Probabilistic MicroChips

Krishna Palem
Credit: Brent Humphreys
Multimedia
Krishna Palem on the importance of error.
Who: Krishna Palem, Rice University
Definition: PCMOS is a microchip design technology that allows engineers to trade a small degree of accuracy in computation for substantial energy savings.
Impact: In the short term, PCMOS designs could significantly increase battery life in mobile devices; in a decade, the theories behind PCMOS may need to be invoked if Moore’s Law is to continue to hold.
Context: Palem and his collaborators have begun building test chips for specific applications; Palem is working on plans for startup companies to commercialize the technology.

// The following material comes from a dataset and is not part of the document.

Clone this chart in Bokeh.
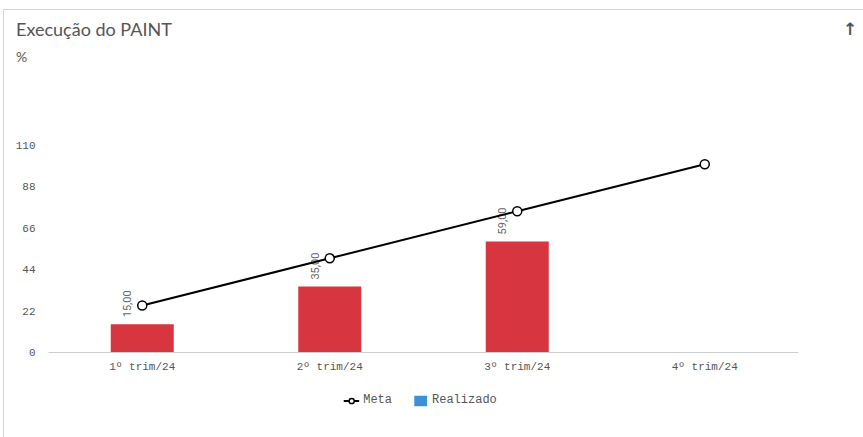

Krishna Palem is a heretic. In the world of microchips, precision and perfection have always been imperative. Every step of the fabrication process involves testing and retesting and is aimed at ensuring that every chip calculates the exact answer every time. But Palem, a professor of computing at Rice ­University, believes that a little error can be a good thing.

Palem has developed a way for chips to use significantly less power in exchange for a small loss of precision. His concept carrie­s the daunting moniker "probabilistic complementary metal-oxide semi­conductor technology"--PCMOS for short. Palem's premise is that for many applications--in particular those like audio or video processing, where the final result isn't a number--maximum precision is ­unnecessary. Instead, chips could be designed to produce the correct answer sometimes, but only come close the rest of the time. Because the errors would be small, so would their effects: in essence, Palem believes that in computing, close enough is often good enough.

Every calculation done by a microchip depends on its transistors' registering either a 1 or a 0 as electrons flow through them in response to an applied voltage. But electron­s move constantly, producing electrical "noise." In order to overcome noise and ensure that their transistors register the correct values, most chips run at a relatively high voltage. Palem's idea is to lower the operating voltage of parts of a chip--specifically, the logic circuits that calculate the least significant bits, such as the 3 in the number 21,693. The resulting decrease in signal-to-noise ratio means those circuits would occasionally arrive at the wrong answer, but engineers can calculate the probability of getting the right answer for any specific voltage. "Relaxing the probability of correctness even a little bit can produce significant savings in energy," Palem says.

Within a few years, chips using such designs could boost battery life in mobile devices such as music players and cell phones. But in a decade or so, Palem's ideas could have a much larger impact. By then, silicon transistors will be so small that engineers won't be able to precisely control their behavior: the transistors will be inherently probabilistic. Palem's techniques could then become important to the continuation of Moore's Law, the exponential increase in transistor density--and thus in computing power--that has persisted for four decades.

When Palem began working on the idea around 2002, skepticism about the prin­ciples behind PCMOS was "pretty universal," he says. That changed in 2006. He and his students simulated a PCMOS circuit that would be part of a chip for processing video, such as streaming video in a cell phone, and compared it with the performance of existing chips. They presented the work at a technical conference, and in a show of hands, much of the audience couldn't discern any difference in picture quality.